— WORK TO COMPLETE —
The line containing "ax = fig.add_axes([0.496, 0.137, 0.504, 0.843])" marks the end: extract everything from the first line of the data through that line, exactly, with no pictures.

— INFORMATION SUPPLIED —
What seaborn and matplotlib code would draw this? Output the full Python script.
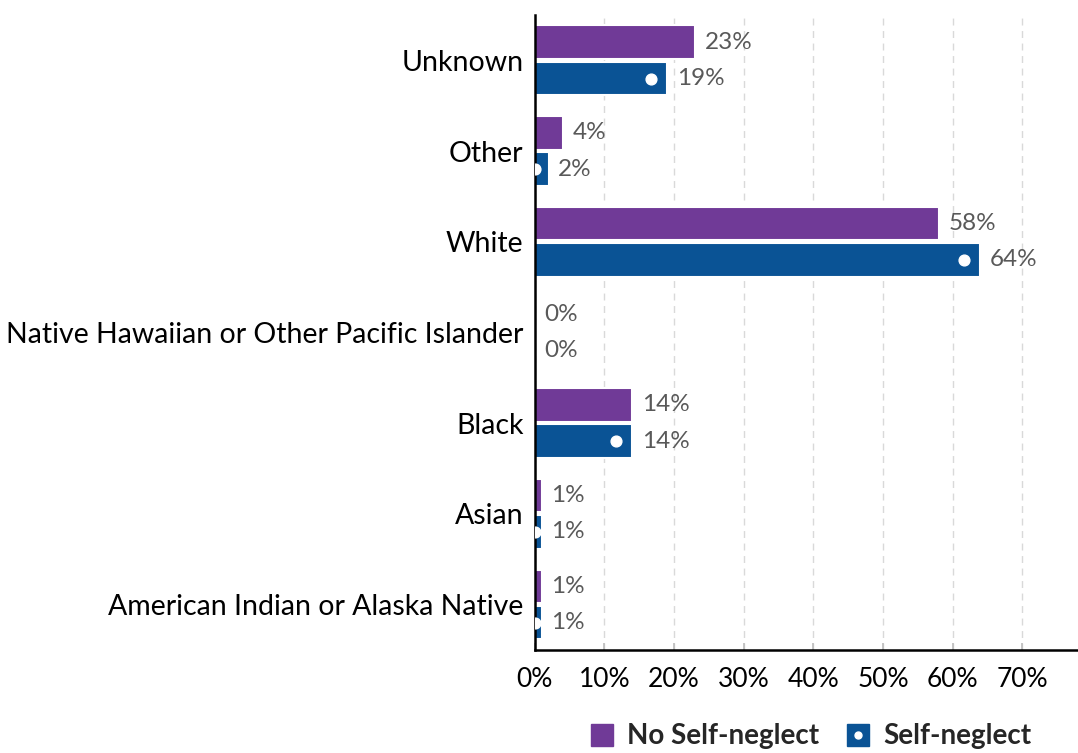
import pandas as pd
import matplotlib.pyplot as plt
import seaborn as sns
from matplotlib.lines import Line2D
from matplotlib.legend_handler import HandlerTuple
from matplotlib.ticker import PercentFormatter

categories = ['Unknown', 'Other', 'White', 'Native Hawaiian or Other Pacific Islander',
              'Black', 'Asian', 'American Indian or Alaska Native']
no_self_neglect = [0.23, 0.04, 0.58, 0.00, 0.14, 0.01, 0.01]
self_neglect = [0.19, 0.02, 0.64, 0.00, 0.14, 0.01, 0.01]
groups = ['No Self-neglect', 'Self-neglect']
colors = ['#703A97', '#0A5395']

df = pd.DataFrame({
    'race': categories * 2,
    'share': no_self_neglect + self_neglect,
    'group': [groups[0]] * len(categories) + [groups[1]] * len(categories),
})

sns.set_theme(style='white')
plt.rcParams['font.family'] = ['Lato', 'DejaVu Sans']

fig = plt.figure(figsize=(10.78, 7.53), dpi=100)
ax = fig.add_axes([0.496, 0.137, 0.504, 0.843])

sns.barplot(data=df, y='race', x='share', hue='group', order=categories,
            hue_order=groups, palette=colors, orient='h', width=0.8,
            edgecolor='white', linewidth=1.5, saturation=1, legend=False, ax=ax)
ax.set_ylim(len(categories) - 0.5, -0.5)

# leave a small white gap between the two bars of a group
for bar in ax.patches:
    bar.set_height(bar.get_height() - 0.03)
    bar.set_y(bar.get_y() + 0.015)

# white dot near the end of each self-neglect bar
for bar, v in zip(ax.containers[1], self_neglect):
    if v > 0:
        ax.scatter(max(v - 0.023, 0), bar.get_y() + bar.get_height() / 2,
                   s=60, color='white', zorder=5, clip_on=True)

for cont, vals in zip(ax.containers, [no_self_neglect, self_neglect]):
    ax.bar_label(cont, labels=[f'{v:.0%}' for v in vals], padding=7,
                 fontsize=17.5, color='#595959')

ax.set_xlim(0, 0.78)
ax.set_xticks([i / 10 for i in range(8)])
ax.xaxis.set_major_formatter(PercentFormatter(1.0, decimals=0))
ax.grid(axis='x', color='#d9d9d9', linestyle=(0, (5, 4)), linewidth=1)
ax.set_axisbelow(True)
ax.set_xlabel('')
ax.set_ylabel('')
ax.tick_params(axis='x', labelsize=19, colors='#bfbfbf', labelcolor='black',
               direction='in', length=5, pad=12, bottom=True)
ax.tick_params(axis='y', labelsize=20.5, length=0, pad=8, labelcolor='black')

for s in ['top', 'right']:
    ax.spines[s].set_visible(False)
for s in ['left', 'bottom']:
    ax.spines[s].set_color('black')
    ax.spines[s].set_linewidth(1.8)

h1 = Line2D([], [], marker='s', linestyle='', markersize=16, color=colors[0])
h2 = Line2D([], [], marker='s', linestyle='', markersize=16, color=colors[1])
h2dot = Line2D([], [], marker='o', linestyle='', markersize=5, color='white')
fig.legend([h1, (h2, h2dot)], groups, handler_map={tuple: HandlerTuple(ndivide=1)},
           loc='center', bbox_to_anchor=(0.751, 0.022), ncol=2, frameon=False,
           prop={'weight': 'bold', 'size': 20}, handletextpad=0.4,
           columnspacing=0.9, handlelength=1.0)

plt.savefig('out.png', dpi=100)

— COMPLETE RESPONSE —
What seaborn and matplotlib code would draw this? Output the full Python script.
import pandas as pd
import matplotlib.pyplot as plt
import seaborn as sns
from matplotlib.lines import Line2D
from matplotlib.legend_handler import HandlerTuple
from matplotlib.ticker import PercentFormatter

categories = ['Unknown', 'Other', 'White', 'Native Hawaiian or Other Pacific Islander',
              'Black', 'Asian', 'American Indian or Alaska Native']
no_self_neglect = [0.23, 0.04, 0.58, 0.00, 0.14, 0.01, 0.01]
self_neglect = [0.19, 0.02, 0.64, 0.00, 0.14, 0.01, 0.01]
groups = ['No Self-neglect', 'Self-neglect']
colors = ['#703A97', '#0A5395']

df = pd.DataFrame({
    'race': categories * 2,
    'share': no_self_neglect + self_neglect,
    'group': [groups[0]] * len(categories) + [groups[1]] * len(categories),
})

sns.set_theme(style='white')
plt.rcParams['font.family'] = ['Lato', 'DejaVu Sans']

fig = plt.figure(figsize=(10.78, 7.53), dpi=100)
ax = fig.add_axes([0.496, 0.137, 0.504, 0.843])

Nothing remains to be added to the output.